Per skill's conflict-resolution rule (Consistency > Coverage > Test-Quality > Design-Patterns):

  1. Consistency block-tier (C2, C4) drove the AC-10 extension (Tradeoffs row 2 + bwrap Consequence). No conflict with other critics — Coverage F7 and Patterns F1 both wanted the same outcome.
  2. Coverage block-tier (F2, F3) drove AC-2 rewrite and AC-11 addition. F2 conflict potential with "Rule 2 / Notes-as-documentation-is-fine" → resolved in favor of Coverage because the original AC-2 was claiming to verify something it could not.
  3. Test-Quality harden (M2, M5, M11, M16) drove AC-12, AC-13, AC-14, AC-16. No conflicts — all family-symmetric with Phase 0/1 precedent.
  4. Design-Patterns harden (F1) drove AC-15. Conflicted with Pass-1 AC-9's "keep parametrize list unchanged" — resolved by superseding AC-9's parametrize-list clause (negative list extended additively; old six entries kept).
  5. Design-Patterns nits (F2, F3) surfaced as Notes-for-implementer paragraphs only — Rule 2 (Simplicity First) and Rule 3 (Surgical Changes) win for an in-scope-of-S1-06 implementation; observations recorded for future stories.

Edits applied to the story file

AC# / Section Type Critic source
Validation notes block Replaced with Pass 1 + Pass 2 combined narrative All four critics
AC-2 Rewritten (prose deferral → pytest meta-test) Coverage F2 (block)
AC-10 Extended (Tradeoffs row 2 + Consequences bullet) Consistency C2 + C4 (harden)
AC-11 (new) Added Coverage F3 (block)
AC-12 (new) Added Test-Quality M2 + Coverage F4 (harden)
AC-13 (new) Added Test-Quality M5 (harden)
AC-14 (new) Added Test-Quality M11 + Coverage F6 (harden)
AC-15 (new, supersedes AC-9 parametric-unchanged clause) Added Design-Patterns F1 + Test-Quality M9 (harden)
AC-16 (new) Added Coverage F5 (harden)
TDD plan Extended with test bodies for AC-2/11/12/13/14/16 + AC-15 companion edit All four critics
Files-to-touch Updated with AC-11–AC-16 mapping All four critics
Out-of-scope bwrap bullet Updated — wrapper-pattern exception now structurally pinned via AC-10 + AC-15 Consistency C2
Notes-for-implementer Extended with Design-Pattern observations (F2 BinaryName, F3 rule-of-three, D3 Registry confirmation) + style guidance (M6 monkeypatch.setattr) Design-Patterns F2/F3/D3 + Test-Quality M6

Conflicts resolved

  • AC-15 supersedes Pass-1 AC-9's "parametrize list stays unchanged" instruction. Pass-1 AC-9 was authored before the deep audit recognized bwrap/bubblewrap as the structurally-critical negative-list entry. AC-15 extends the list additively; AC-9's "stays unchanged" instruction is now obsolete but kept for the file rename + equality update it pins. The story's Validation Notes section calls out the supersession explicitly.
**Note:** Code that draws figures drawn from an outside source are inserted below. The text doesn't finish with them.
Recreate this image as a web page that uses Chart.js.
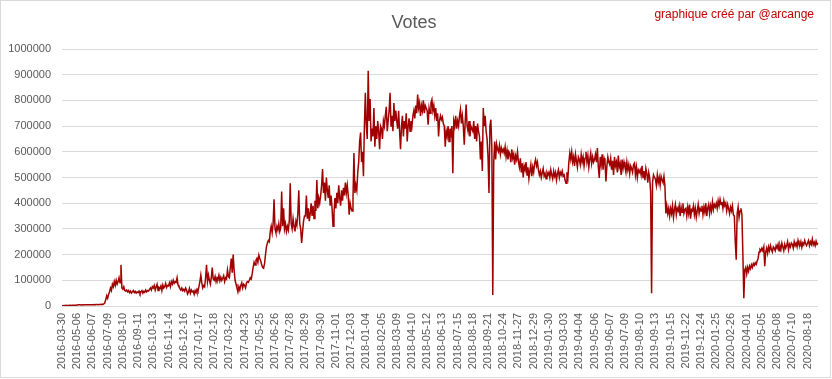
<!DOCTYPE html>
<html>
<head>
<meta charset="utf-8">
<script src="https://cdn.jsdelivr.net/npm/chart.js@4/dist/chart.umd.min.js"></script>
<style>
html,body{margin:0;padding:0;background:#fff;}
canvas{display:block;}
</style>
</head>
<body>
<canvas id="c" width="832" height="379"></canvas>
<script>
const chartTitle = "Votes";
const creditText = "graphique créé par @arcange";

const tickLabels = [
"2016-03-30","2016-05-06","2016-06-07","2016-07-09","2016-08-10","2016-09-11","2016-10-13","2016-11-14","2016-12-16",
"2017-01-17","2017-02-18","2017-03-22","2017-04-23","2017-05-25","2017-06-26","2017-07-28","2017-08-29","2017-09-30",
"2017-11-01","2017-12-03","2018-01-04","2018-02-05","2018-03-09","2018-04-10","2018-05-12","2018-06-13","2018-07-15",
"2018-08-18","2018-09-21","2018-10-24","2018-11-27","2018-12-29","2019-01-30","2019-03-03","2019-04-04","2019-05-06",
"2019-06-07","2019-07-09","2019-08-10","2019-09-13","2019-10-15","2019-11-22","2019-12-24","2020-01-25","2020-02-26",
"2020-04-01","2020-05-05","2020-06-08","2020-07-10","2020-08-18"
];

// one sample every two days; 16 samples between consecutive tick labels
const votes = [
1000,1500,2000,1500,2000,2500,1500,2000,2500,3000,2000,2500,3000,2500,3000,3000,
4000,5000,5000,4500,4000,4500,5000,4000,4500,5000,4500,5000,5000,4500,5000,5000,
5000,5000,6000,5000,6000,6000,5000,6000,6000,6000,7000,6000,8000,12000,25000,40000,
30000,45000,55000,70000,60000,85000,75000,95000,80000,100000,85000,95000,110000,90000,160000,70000,
65000,75000,60000,58000,62000,55000,60000,52000,58000,50000,55000,60000,52000,57000,50000,55000,
52000,58000,48000,55000,60000,50000,57000,53000,62000,55000,60000,58000,65000,70000,62000,75000,
70000,80000,62000,75000,85000,60000,72000,68000,78000,60000,82000,70000,75000,88000,72000,80000,
78000,90000,75000,95000,85000,100000,88000,95000,92000,110000,82000,75000,68000,62000,70000,60000,
65000,58000,70000,62000,47000,55000,68000,50000,62000,55000,58000,45000,60000,52000,65000,58000,
75000,95000,120000,90000,70000,80000,75000,110000,160000,95000,120000,100000,85000,110000,150000,105000,
100000,115000,95000,110000,105000,120000,98000,112000,100000,108000,118000,95000,110000,105000,140000,115000,
110000,150000,185000,130000,200000,140000,100000,85000,70000,55000,75000,62000,80000,90000,70000,85000,
80000,70000,90000,95000,92000,100000,110000,105000,125000,150000,170000,160000,178000,185000,170000,198000,
185000,175000,160000,150000,147000,165000,200000,230000,245000,255000,250000,290000,310000,285000,320000,415000,
300000,285000,310000,295000,320000,290000,305000,445000,310000,380000,300000,320000,290000,310000,295000,330000,
478000,320000,300000,340000,310000,290000,330000,315000,360000,450000,320000,300000,245000,290000,330000,350000,
350000,430000,340000,380000,330000,360000,400000,350000,390000,340000,410000,370000,490000,380000,420000,400000,
430000,470000,533000,440000,480000,410000,500000,450000,420000,470000,390000,430000,380000,310000,360000,420000,
380000,440000,400000,470000,420000,390000,450000,410000,460000,430000,480000,440000,470000,430000,355000,400000,
380000,370000,420000,595000,440000,470000,450000,520000,560000,640000,675000,560000,600000,505000,700000,830000,
700000,650000,915000,720000,805000,640000,690000,660000,770000,620000,700000,650000,720000,680000,610000,700000,
690000,650000,720000,700000,740000,775000,680000,720000,760000,830000,700000,740000,680000,790000,720000,760000,
720000,690000,760000,680000,610000,700000,740000,660000,720000,690000,750000,640000,700000,730000,680000,720000,
700000,740000,760000,730000,780000,750000,823000,770000,790000,740000,780000,760000,800000,750000,780000,770000,
760000,705000,770000,750000,790000,803000,760000,780000,740000,770000,720000,750000,660000,720000,740000,725000,
735000,710000,700000,620000,680000,660000,700000,640000,690000,670000,700000,517000,720000,700000,740000,690000,
720000,700000,740000,765000,710000,740000,700000,628000,720000,784000,700000,680000,720000,660000,700000,690000,
680000,720000,650000,700000,640000,710000,680000,660000,570000,640000,525000,770000,700000,740000,680000,650000,
580000,440000,700000,725000,620000,43000,560000,640000,570000,630000,610000,600000,625000,590000,615000,600000,
610000,595000,620000,580000,605000,570000,600000,590000,560000,610000,575000,590000,550000,585000,570000,600000,
560000,540000,575000,520000,555000,500000,545000,530000,560000,510000,540000,495000,525000,550000,505000,540000,
520000,555000,570000,545000,560000,530000,510000,525000,500000,520000,535000,505000,515000,495000,520000,510000,
520000,500000,530000,510000,495000,525000,505000,520000,490000,515000,530000,500000,520000,510000,525000,505000,
510000,490000,478000,520000,500000,560000,595000,570000,600000,560000,580000,545000,590000,565000,540000,580000,
570000,550000,590000,560000,580000,545000,575000,600000,560000,585000,540000,570000,595000,555000,580000,560000,
570000,590000,560000,615000,540000,498000,580000,550000,590000,530000,575000,560000,485000,545000,580000,560000,
550000,575000,530000,565000,510000,580000,545000,560000,520000,585000,540000,555000,510000,570000,535000,560000,
540000,520000,560000,530000,550000,515000,545000,535000,520000,550000,556000,510000,540000,500000,530000,520000,
530000,510000,545000,500000,525000,490000,535000,515000,480000,520000,500000,445000,50000,480000,510000,500000,
495000,470000,510000,480000,500000,470000,505000,490000,480000,505000,470000,360000,390000,360000,380000,350000,
380000,360000,390000,345000,375000,395000,355000,380000,370000,390000,350000,385000,365000,400000,360000,375000,
380000,350000,385000,360000,395000,340000,375000,370000,390000,355000,380000,345000,370000,395000,360000,380000,
370000,390000,355000,385000,365000,400000,350000,380000,395000,360000,390000,370000,405000,375000,395000,385000,
400000,380000,410000,390000,415000,395000,405000,380000,410000,390000,400000,370000,395000,380000,360000,385000,
370000,390000,355000,350000,250000,180000,360000,385000,345000,370000,380000,355000,200000,30000,140000,150000,
125000,150000,135000,155000,145000,160000,150000,165000,158000,168000,162000,175000,185000,210000,220000,215000,
225000,215000,230000,155000,210000,225000,205000,230000,215000,235000,220000,210000,230000,225000,215000,235000,
225000,240000,215000,235000,220000,245000,230000,215000,240000,225000,235000,250000,220000,240000,230000,245000,
240000,225000,250000,235000,245000,230000,255000,240000,235000,250000,228000,245000,238000,255000,242000,235000,
245000,255000,235000,250000,240000,260000,238000,248000,235000,252000,240000,245000
];

const TICK_EVERY = 16;
const categories = votes.map((v, i) => (i % TICK_EVERY === 0 && tickLabels[i / TICK_EVERY]) ? tickLabels[i / TICK_EVERY] : "");

const FONT = "'Liberation Sans', Arial, sans-serif";

const decorPlugin = {
  id: 'decor',
  beforeDraw(chart) {
    const ctx = chart.ctx;
    ctx.save();
    ctx.fillStyle = '#ffffff';
    ctx.fillRect(0, 0, chart.width, chart.height);
    ctx.restore();
  },
  afterDraw(chart) {
    const ctx = chart.ctx;
    ctx.save();
    ctx.strokeStyle = '#d9d9d9';
    ctx.lineWidth = 1;
    ctx.strokeRect(0.5, 0.5, 830, 377);
    ctx.fillStyle = '#595959';
    ctx.font = "18px " + FONT;
    ctx.textAlign = 'center';
    ctx.textBaseline = 'middle';
    ctx.fillText(chartTitle, 414, 23);
    ctx.fillStyle = '#c00000';
    ctx.font = "12px " + FONT;
    ctx.textAlign = 'right';
    ctx.fillText(creditText, 814, 15);
    ctx.restore();
  }
};

new Chart(document.getElementById('c'), {
  type: 'line',
  data: {
    labels: categories,
    datasets: [{
      label: chartTitle,
      data: votes,
      borderColor: '#a00000',
      borderWidth: 1.5,
      pointRadius: 0,
      pointHoverRadius: 0,
      tension: 0,
      fill: false
    }]
  },
  options: {
    responsive: false,
    animation: false,
    devicePixelRatio: 1,
    layout: { padding: { top: 49, right: 14, left: 0, bottom: 0 } },
    plugins: {
      legend: { display: false },
      title: { display: false },
      tooltip: { enabled: false }
    },
    scales: {
      x: {
        type: 'category',
        offset: false,
        grid: { display: false, drawTicks: false },
        border: { display: false },
        ticks: {
          autoSkip: false,
          minRotation: 90,
          maxRotation: 90,
          padding: 7,
          color: '#595959',
          font: { family: FONT, size: 11 },
          callback: function(value, index) {
            return categories[index] === "" ? null : categories[index];
          }
        },
        afterFit(scale) { scale.height = 73; }
      },
      y: {
        min: 0,
        max: 1000000,
        grid: { color: '#d9d9d9', lineWidth: 1, drawTicks: false },
        border: { display: false },
        ticks: {
          stepSize: 100000,
          padding: 11,
          color: '#595959',
          font: { family: FONT, size: 11 },
          callback: v => String(v)
        },
        afterFit(scale) { scale.width = 62; }
      }
    }
  },
  plugins: [decorPlugin]
});
</script>
</body>
</html>
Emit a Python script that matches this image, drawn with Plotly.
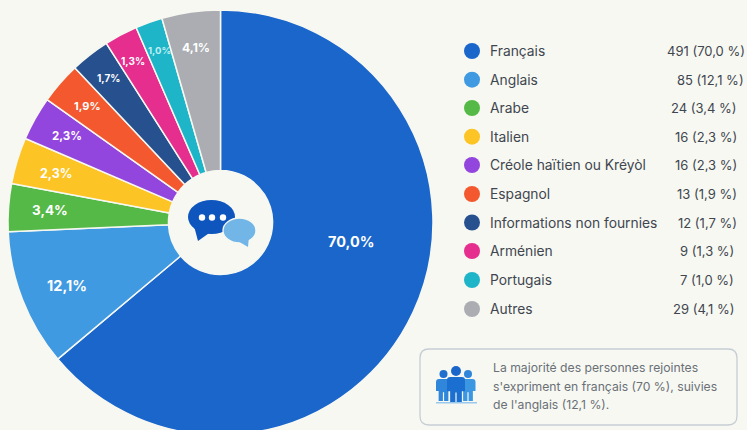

  • Design-Patterns F2 (BinaryName newtype) vs production ADR-0033 "newtype-per-domain-primitive". Apparent tension: ADR-0033 says newtype every domain primitive; F2 says binary names don't cross boundaries → no current safety gain. Resolved via the validator skill's "design quality vocabulary" prescription — newtype discipline applies when the type crosses ≥ 2 module boundaries. Binary names today are read once by run_allowlisted and never propagated. Recorded in Notes-for-implementer for the future-promotion case.

Final verdict

HARDENED. Both passes (Pass 1 light-touch + Pass 2 deep audit) applied. Two block-tier gaps closed (AC-2 unverifiability, AC-11 docstring). Five harden-tier gaps closed (AC-12 env-strip, AC-13 weakref, AC-14 path-traversal, AC-15 negative-list, AC-16 AWS_FOO). Two ADR amendments folded into AC-10 (CVE-feed count + bwrap consequence). Three nit-level observations recorded as Notes-for-implementer paragraphs.

The story is now ready for phase-story-executor with a TDD plan that has mutation-resistance against six identified regression classes:

  1. Per-binary env-handling special-casing (AC-12)
  2. Weakref-table cleanup skipped for new binaries (AC-13)
  3. Silent bwrap allowlist addition (AC-15)
  4. Path-bearing argv accepted for new binaries (AC-14)
  5. Module docstring forgotten (AC-11)
  6. ADR text drift after code-side addition (AC-2)

The _attempts/S1-06-allowed-binaries-extension.md log will be created by the executor; this _validation/ report is the validator's complete record.